Il arrivait d’ailleurs à son heure : Victor-Amédée avait précisément besoin d’un homme de sa trempe pour mener à bien certain concordat que le trop honnête marquis de Lascaris ne parvenait pas à conclure avec le pape Benoît XIII. Sans barguigner, sans compter avec l’énormité du saut, le Roi proposa au petit commis d’aller faire l’ambassadeur à Rome. Sans barguigner non plus, le petit commis avait accepté. Là-dessus, le titre de marquis d’Orméa acheva de masquer le Ferrero qui partit muni, à défaut de scrupules, d’une lettre de crédit illimitée. Il la fallait telle, pour aborder le tout-puissant secrétaire d’Etat, ce cardinal Coscia dont on savait, à Turin, que les clés de Saint-Pierre ouvraient le coffre-fort sans trop grincer.

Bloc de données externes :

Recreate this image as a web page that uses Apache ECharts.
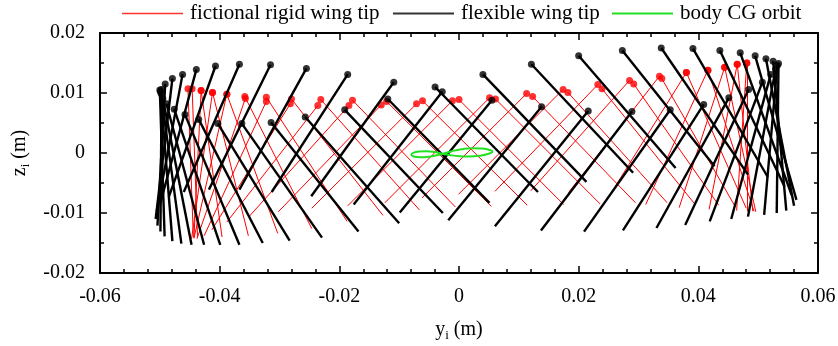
<!DOCTYPE html>
<html>
<head>
<meta charset="utf-8">
<script src="https://cdn.jsdelivr.net/npm/echarts@6/dist/echarts.min.js"></script>
<style>
  html, body { margin: 0; padding: 0; background: #fff; }
  #chart { width: 838px; height: 346px; }
</style>
</head>
<body>
<div id="chart"></div>
<script>
// ---- axis ticks ----
const yTicks = [-0.06, -0.04, -0.02, 0, 0.02, 0.04, 0.06];
const zTicks = [-0.02, -0.01, 0, 0.01, 0.02];

// ---- flexible wing tip: leading edge (dot) and trailing edge, [y, z] in m ----
const flexLeadingEdge = [
  [-0.0497, 0.0106], [-0.0491, 0.0115], [-0.0479, 0.0124], [-0.0462, 0.0131],
  [-0.0439, 0.0139], [-0.0407, 0.0145], [-0.0367, 0.0148], [-0.0315, 0.0147],
  [-0.0255, 0.0141], [-0.0186, 0.0131], [-0.0109, 0.0118], [-0.0028, 0.0102],
  [0.0055, 0.0088], [0.0138, 0.0077], [0.0216, 0.0070], [0.0289, 0.0069],
  [0.0353, 0.0072], [0.0409, 0.0081], [0.0451, 0.0092], [0.0484, 0.0106],
  [0.0507, 0.0118], [0.0521, 0.0131], [0.0529, 0.0139], [0.0532, 0.0146],
  [0.0534, 0.0149], [0.0525, 0.0153], [0.0513, 0.0157], [0.0495, 0.0162],
  [0.0470, 0.0167], [0.0436, 0.0171], [0.0391, 0.0174], [0.0338, 0.0175],
  [0.0273, 0.0171], [0.0200, 0.0162], [0.0121, 0.0148], [0.0040, 0.0131],
  [-0.0040, 0.0110], [-0.0119, 0.0090], [-0.0191, 0.0072], [-0.0257, 0.0060],
  [-0.0314, 0.0051], [-0.0363, 0.0049], [-0.0403, 0.0049], [-0.0435, 0.0056],
  [-0.0458, 0.0064], [-0.0476, 0.0073], [-0.0489, 0.0082], [-0.0495, 0.0091],
  [-0.0498, 0.0099], [-0.0499, 0.0103], [-0.0500, 0.0105]
];
const flexTrailingEdge = [
  [-0.0499, -0.0131], [-0.0504, -0.0121], [-0.0507, -0.0110], [-0.0505, -0.0096],
  [-0.0499, -0.0083], [-0.0485, -0.0073], [-0.0460, -0.0065], [-0.0418, -0.0061],
  [-0.0367, -0.0061], [-0.0313, -0.0065], [-0.0247, -0.0072], [-0.0176, -0.0086],
  [-0.0099, -0.0099], [-0.0018, -0.0112], [0.0060, -0.0122], [0.0137, -0.0129],
  [0.0209, -0.0131], [0.0274, -0.0129], [0.0330, -0.0125], [0.0378, -0.0120],
  [0.0419, -0.0114], [0.0455, -0.0110], [0.0483, -0.0106], [0.0510, -0.0103],
  [0.0531, -0.0100], [0.0547, -0.0096], [0.0560, -0.0088], [0.0564, -0.0078],
  [0.0556, -0.0070], [0.0544, -0.0056], [0.0516, -0.0040], [0.0483, -0.0036],
  [0.0427, -0.0022], [0.0362, -0.0025], [0.0291, -0.0033], [0.0213, -0.0048],
  [0.0132, -0.0065], [0.0051, -0.0083], [-0.0027, -0.0100], [-0.0100, -0.0117],
  [-0.0168, -0.0131], [-0.0229, -0.0141], [-0.0283, -0.0146], [-0.0328, -0.0150],
  [-0.0367, -0.0153], [-0.0399, -0.0153], [-0.0426, -0.0153], [-0.0447, -0.0153],
  [-0.0464, -0.0151], [-0.0479, -0.0147], [-0.0492, -0.0139]
];

// ---- fictional rigid wing tip: leading edge (dot) and trailing edge ----
const rigidLeadingEdge = [
  [-0.0453, 0.0107], [-0.0431, 0.0104], [-0.0412, 0.0101], [-0.0388, 0.0098],
  [-0.0357, 0.0091], [-0.0322, 0.0086], [-0.0282, 0.0082], [-0.0236, 0.0079],
  [-0.0184, 0.0079], [-0.0130, 0.0080], [-0.0071, 0.0082], [-0.0011, 0.0087],
  [0.0051, 0.0092], [0.0113, 0.0099], [0.0174, 0.0106], [0.0232, 0.0114],
  [0.0285, 0.0121], [0.0335, 0.0128], [0.0380, 0.0134], [0.0416, 0.0138],
  [0.0444, 0.0143], [0.0465, 0.0148], [0.0481, 0.0150],
  [-0.0446, 0.0107], [-0.0431, 0.0104], [-0.0412, 0.0101], [-0.0388, 0.0098],
  [-0.0358, 0.0094], [-0.0322, 0.0093], [-0.0280, 0.0090], [-0.0231, 0.0089],
  [-0.0178, 0.0088], [-0.0121, 0.0086], [-0.0061, 0.0087], [0.0000, 0.0089],
  [0.0061, 0.0090], [0.0123, 0.0094], [0.0182, 0.0101], [0.0239, 0.0107],
  [0.0292, 0.0115], [0.0339, 0.0124], [0.0380, 0.0134], [0.0416, 0.0138],
  [0.0444, 0.0143], [0.0465, 0.0148], [0.0481, 0.0150]
];
const rigidTrailingEdge = [
  [-0.0444, -0.0140], [-0.0443, -0.0142], [-0.0447, -0.0143], [-0.0443, -0.0142],
  [-0.0438, -0.0143], [-0.0426, -0.0138], [-0.0413, -0.0128], [-0.0388, -0.0115],
  [-0.0350, -0.0105], [-0.0302, -0.0098], [-0.0246, -0.0092], [-0.0186, -0.0088],
  [-0.0124, -0.0083], [-0.0062, -0.0075], [-0.0001, -0.0069], [0.0060, -0.0064],
  [0.0120, -0.0063], [0.0183, -0.0066], [0.0249, -0.0075], [0.0312, -0.0086],
  [0.0368, -0.0091], [0.0418, -0.0094], [0.0464, -0.0096],
  [-0.0437, -0.0140], [-0.0396, -0.0140], [-0.0352, -0.0138], [-0.0303, -0.0134],
  [-0.0246, -0.0126], [-0.0187, -0.0114], [-0.0127, -0.0104], [-0.0066, -0.0095],
  [-0.0006, -0.0090], [0.0054, -0.0089], [0.0114, -0.0087], [0.0175, -0.0086],
  [0.0236, -0.0085], [0.0295, -0.0083], [0.0348, -0.0083], [0.0394, -0.0085],
  [0.0434, -0.0087], [0.0462, -0.0090], [0.0480, -0.0092], [0.0493, -0.0097],
  [0.0496, -0.0098], [0.0491, -0.0097], [0.0481, -0.0097]
];

// ---- body CG orbit ----
const cgOrbit = [
  [-0.00272, -0.00012], [-0.00122, 0.00030], [0.00045, 0.00063], [0.00212, 0.00080],
  [0.00379, 0.00075], [0.00496, 0.00055], [0.00558, 0.00027], [0.00496, -0.00012],
  [0.00346, -0.00045], [0.00179, -0.00058], [0.00012, -0.00053], [-0.00139, -0.00037],
  [-0.00272, -0.00012], [-0.00406, 0.00017], [-0.00540, 0.00030], [-0.00674, 0.00025],
  [-0.00766, 0.00002], [-0.00796, -0.00028], [-0.00757, -0.00057], [-0.00657, -0.00070],
  [-0.00523, -0.00065], [-0.00389, -0.00042], [-0.00272, -0.00012]
];

const FONT = 'Liberation Serif';
const RED = '#ff0000';
const BLACK = '#000000';
const GREEN = '#22e022';

// one segment per snapshot: leading edge -> trailing edge
function segments(lead, trail) {
  return lead.map((p, i) => ({ coords: [p, trail[i]] }));
}

const tickStyle = { color: '#000', width: 1.5 };

// boxed frame: every side gets an axis line with inward ticks
function frameAxis(extra, minorSplit) {
  return Object.assign({
    type: 'value',
    axisLine: { show: true, onZero: false, lineStyle: { color: '#000', width: 2 } },
    axisTick: { show: true, inside: true, length: 7, lineStyle: tickStyle },
    minorTick: { show: true, splitNumber: minorSplit, length: 4, lineStyle: tickStyle },
    splitLine: { show: false },
    minorSplitLine: { show: false },
    axisLabel: { show: false }
  }, extra);
}

const subRich = {
  a: { fontFamily: FONT, fontSize: 20, color: '#000', lineHeight: 24 },
  b: { fontFamily: FONT, fontSize: 13, color: '#000', lineHeight: 24, padding: [12, 0, 0, 0] }
};

function legendBlock(name, color, left, thick) {
  return {
    data: [{ name: name, icon: 'rect', itemStyle: { color: color, borderWidth: 0 } }],
    left: left, top: 3, padding: 0,
    itemWidth: 61, itemHeight: thick, itemGap: 0,
    selectedMode: false,
    textStyle: { fontFamily: FONT, fontSize: 21, color: '#000', padding: [0, 0, 0, 2] }
  };
}

const chart = echarts.init(document.getElementById('chart'), null, { renderer: 'canvas' });

chart.setOption({
  animation: false,
  backgroundColor: '#fff',
  grid: { left: 100, right: 20, top: 33, bottom: 73, outerBoundsMode: 'none' },
  legend: [
    legendBlock('fictional rigid wing tip', RED, 122, 1.3),
    legendBlock('flexible wing tip', BLACK, 393, 2),
    legendBlock('body CG orbit', GREEN, 612, 2)
  ],
  xAxis: [
    frameAxis({
      position: 'bottom',
      min: yTicks[0], max: yTicks[yTicks.length - 1], interval: 0.02,
      axisLabel: { show: true, color: '#000', fontFamily: FONT, fontSize: 20, margin: 14 },
      name: '{a|y}{b|i}{a| (m)}',
      nameLocation: 'middle',
      nameGap: 45,
      nameTextStyle: { color: '#000', rich: subRich }
    }, 5),
    frameAxis({
      position: 'top',
      min: yTicks[0], max: yTicks[yTicks.length - 1], interval: 0.02
    }, 5)
  ],
  yAxis: [
    frameAxis({
      position: 'left',
      min: zTicks[0], max: zTicks[zTicks.length - 1], interval: 0.01,
      axisLabel: { show: true, color: '#000', fontFamily: FONT, fontSize: 20, margin: 15 },
      name: '{a|z}{b|i}{a| (m)}',
      nameLocation: 'middle',
      nameRotate: 90,
      nameGap: 68,
      nameTextStyle: { color: '#000', rich: subRich }
    }, 2),
    frameAxis({
      position: 'right',
      min: zTicks[0], max: zTicks[zTicks.length - 1], interval: 0.01
    }, 2)
  ],
  series: [
    // scatter first so the legend takes its fill colour
    {
      name: 'fictional rigid wing tip',
      type: 'scatter',
      xAxisIndex: 0, yAxisIndex: 0,
      data: rigidLeadingEdge,
      symbol: 'circle', symbolSize: 7,
      itemStyle: { color: RED },
      silent: true, z: 3
    },
    {
      name: 'fictional rigid wing tip',
      type: 'lines',
      coordinateSystem: 'cartesian2d',
      xAxisIndex: 0, yAxisIndex: 0,
      data: segments(rigidLeadingEdge, rigidTrailingEdge),
      lineStyle: { color: RED, width: 1, opacity: 1 },
      silent: true, z: 2
    },
    {
      name: 'flexible wing tip',
      type: 'scatter',
      xAxisIndex: 0, yAxisIndex: 0,
      data: flexLeadingEdge,
      symbol: 'circle', symbolSize: 7,
      itemStyle: { color: BLACK },
      silent: true, z: 5
    },
    {
      name: 'flexible wing tip',
      type: 'lines',
      coordinateSystem: 'cartesian2d',
      xAxisIndex: 0, yAxisIndex: 0,
      data: segments(flexLeadingEdge, flexTrailingEdge),
      lineStyle: { color: BLACK, width: 2.4, opacity: 1 },
      silent: true, z: 4
    },
    {
      name: 'body CG orbit',
      type: 'line',
      xAxisIndex: 0, yAxisIndex: 0,
      data: cgOrbit,
      smooth: true,
      showSymbol: false,
      lineStyle: { color: GREEN, width: 2 },
      silent: true, z: 6
    }
  ]
});
</script>
</body>
</html>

L’équipage du marquis se complétait d’une garniture d’autel, estimée cent mille écus, pour le Pape, et d’un chapelet qui, tout de suite, valut à l’arrivant les bonnes grâces de Benoît XIII.

Jamais, en effet. Pape n’avait entendu chapelet tintinnabuler si dévotement à sa messe. Jamais non plus le Sacré-Collège n’avait goûté jargon aussi canonique que celui du nouvel ambassadeur ; et Coscia de renchérir sur l’universelle édification, de vanter sans repos au Saint-Père l’austérité, la probité, la piété du marquis d’Orméa, tandis que celui-ci émiettait discrètement, parmi ceux qui avaient à connaître du futur concordat, ses lettres de crédit. Du reste, la discussion était aisée, charmante avec le marquis : il n’insistait sur rien, cédait sur tout, si bien que le Pape lui-même daigna, comme les négociations s’achevaient, témoigner à Orméa toute sa satisfaction d’avoir vu, grâce à lui, se terminer en parfait accord une affaire de telle gravité.

On en était venu à l’échange des signatures. Comme le document avait été vu, discuté, accepté par toutes les congrégations compétentes, Benoît XIII n’eut pas souci de le relire et signa... un faux concordat, que l’ambassadeur et son compère le cardinal Coscia avaient substitué à l’instrument authentique[1].

Je ne sais si Victor-Amédée eut connaissance de cet escamotage, mais je sais qu’il ne voulut jamais, en dépit des réclamations de Rome, rien rabattre sur les prérogatives, ni sur les droits qu’il lui valait. On a pu voir d’ailleurs que le négociateur n’y

  1. Voyez Blondel, Anecdotes, p. 477.